|Title||MIC-SVM: Designing a highly efficient support vector machine for advanced modern multi-core and many-core architectures|
|Publication Type||Conference Paper|
|Year of Publication||2014|
|Authors||Y You, SL Song, H Fu, A Marquez, MM Dehnavi, K Barker, KW Cameron, AP Randles, and G Yang|
|Conference Name||Proceedings of the 28th IEEE International Parallel and Distributed Processing Symposium (IPDPS)|
|Pagination||809 - 818|
|Conference Location||Phoenix, AZ|
Support Vector Machine (SVM) has been widely used in data-mining and Big Data applications as modern commercial databases start to attach an increasing importance to the analytic capabilities.
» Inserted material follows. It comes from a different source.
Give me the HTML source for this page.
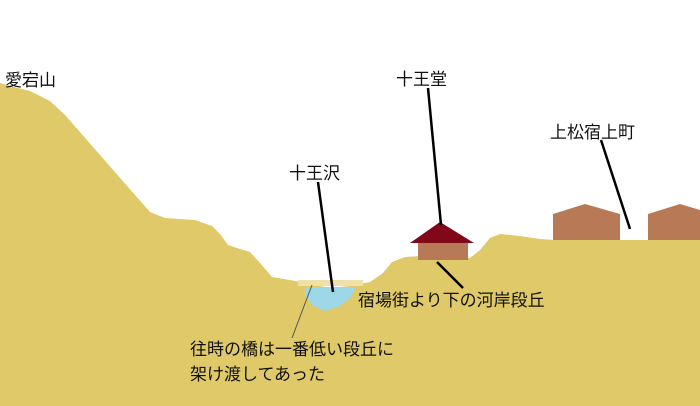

In recent years, SVM was adapted to the field of High Performance Computing for power/performance prediction, auto-tuning, and runtime scheduling. However, even at the risk of losing prediction accuracy due to insufficient runtime information, researchers can only afford to apply offline model training to avoid significant runtime training overhead. Advanced multi- and many-core architectures offer massive parallelism with complex memory hierarchies which can make runtime training possible, but form a barrier to efficient parallel SVM design. To address the challenges above, we designed and implemented MIC-SVM, a highly efficient parallel SVM for x86 based multi-core and many-core architectures, such as the Intel Ivy Bridge CPUs and Intel Xeon Phi co-processor (MIC). We propose various novel analysis methods and optimization techniques to fully utilize the multilevel parallelism provided by these architectures and serve as general optimization methods for other machine learning tools. MIC-SVM achieves 4.4-84x and 18-47x speedups against the popular LIBSVM, on MIC and Ivy Bridge CPUs respectively, for several real-world data-mining datasets. Even compared with GPUSVM, run on a top of the line NVIDIA k20x GPU, the performance of our MIC-SVM is competitive. We also conduct a cross-platform performance comparison analysis, focusing on Ivy Bridge CPUs, MIC and GPUs, and provide insights on how to select the most suitable advanced architectures for specific algorithms and input data patterns. © 2014 IEEE.